Becoming - The Examination of a Childhood

This one-man exhibit was shown at the Lyet Gallery, Elizabethtown College, PA from February 11 through March 17, 2000. Viewers, by moving in the room, triggered sensors that generated voices (from a sampler) that spoke to both my specific childhood and raised issues about childhood in general. Viewers created combinations of sounds or single voices, as they navigated the space, often finding places in the installation where they could reflect and consider. When severla people were in the installation, the sound patt erns were denser and more complex.  When one person was in the space, the installation became more personal.  The installation was part of the College's centennial celebration.

This work  used the same general computer-based system as most of my other recent interactive installations.
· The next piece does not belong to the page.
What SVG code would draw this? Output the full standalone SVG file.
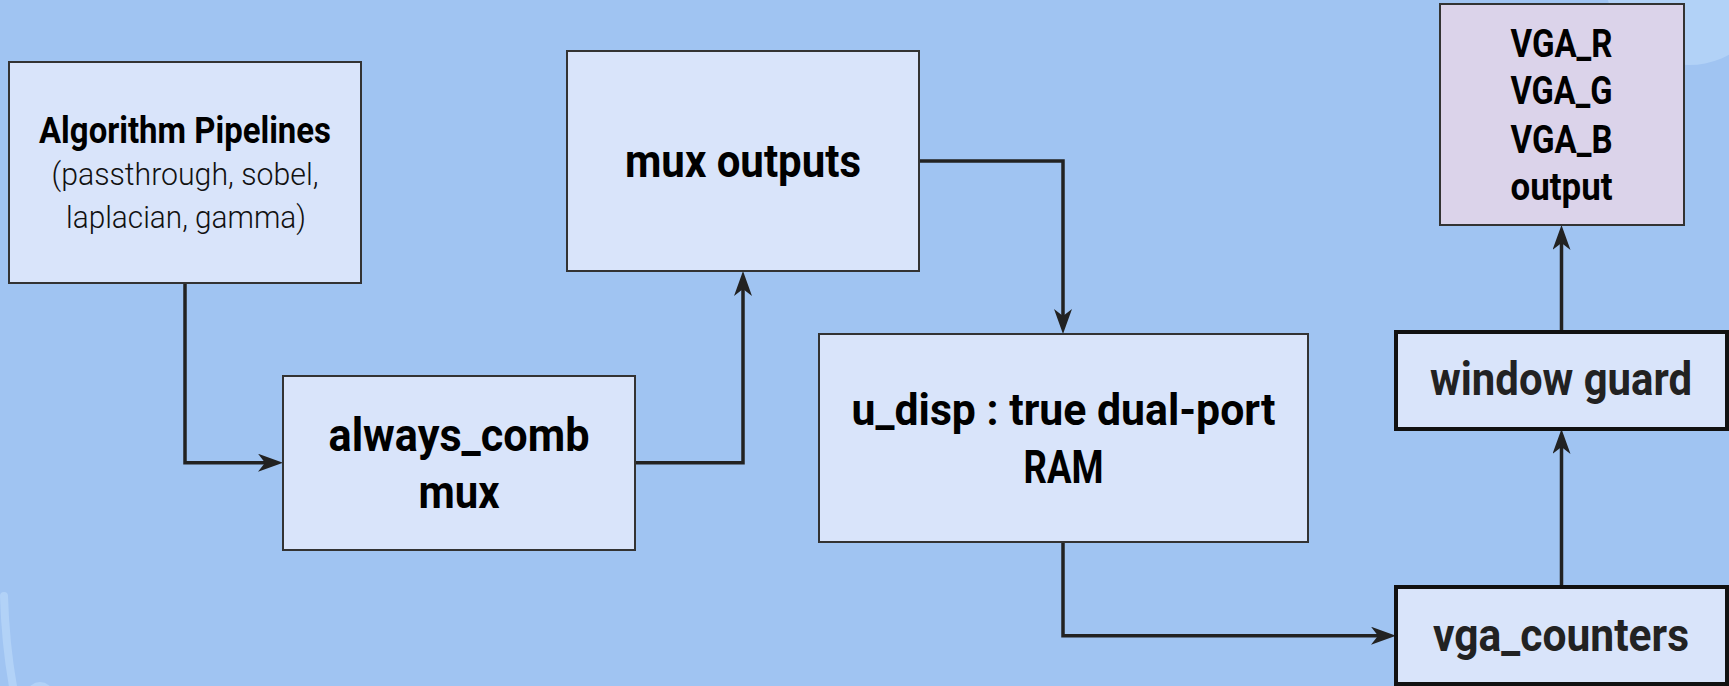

It made use of a program, written by me in Basic, with assembly language subroutines. It ran under DOS since a windows environment is unnecessary. All of the computers and other equipment were hidden from view inside the furniture. The photocells were underneath the furniture and not readily seen. In the picture of the radio, one of the sensors can be seen as the white rounded object at the bottom of the photo. There are four independent computer-based, interactive, sound generating systems, each with its own speaker, in the installation space. Each system had two or three movement sensors that are connected to an analogue-to-digital converter as the input to one of the four computers. The separate program for each system responded to changes in the sensors to which it was connected, by switching to various subroutines. These subroutines sent MIDI signals through the MIDI port, to a sampler and synthesizer. The outputs of these two sources were then mixed, amplified and sent to the one speaker to which they are connected.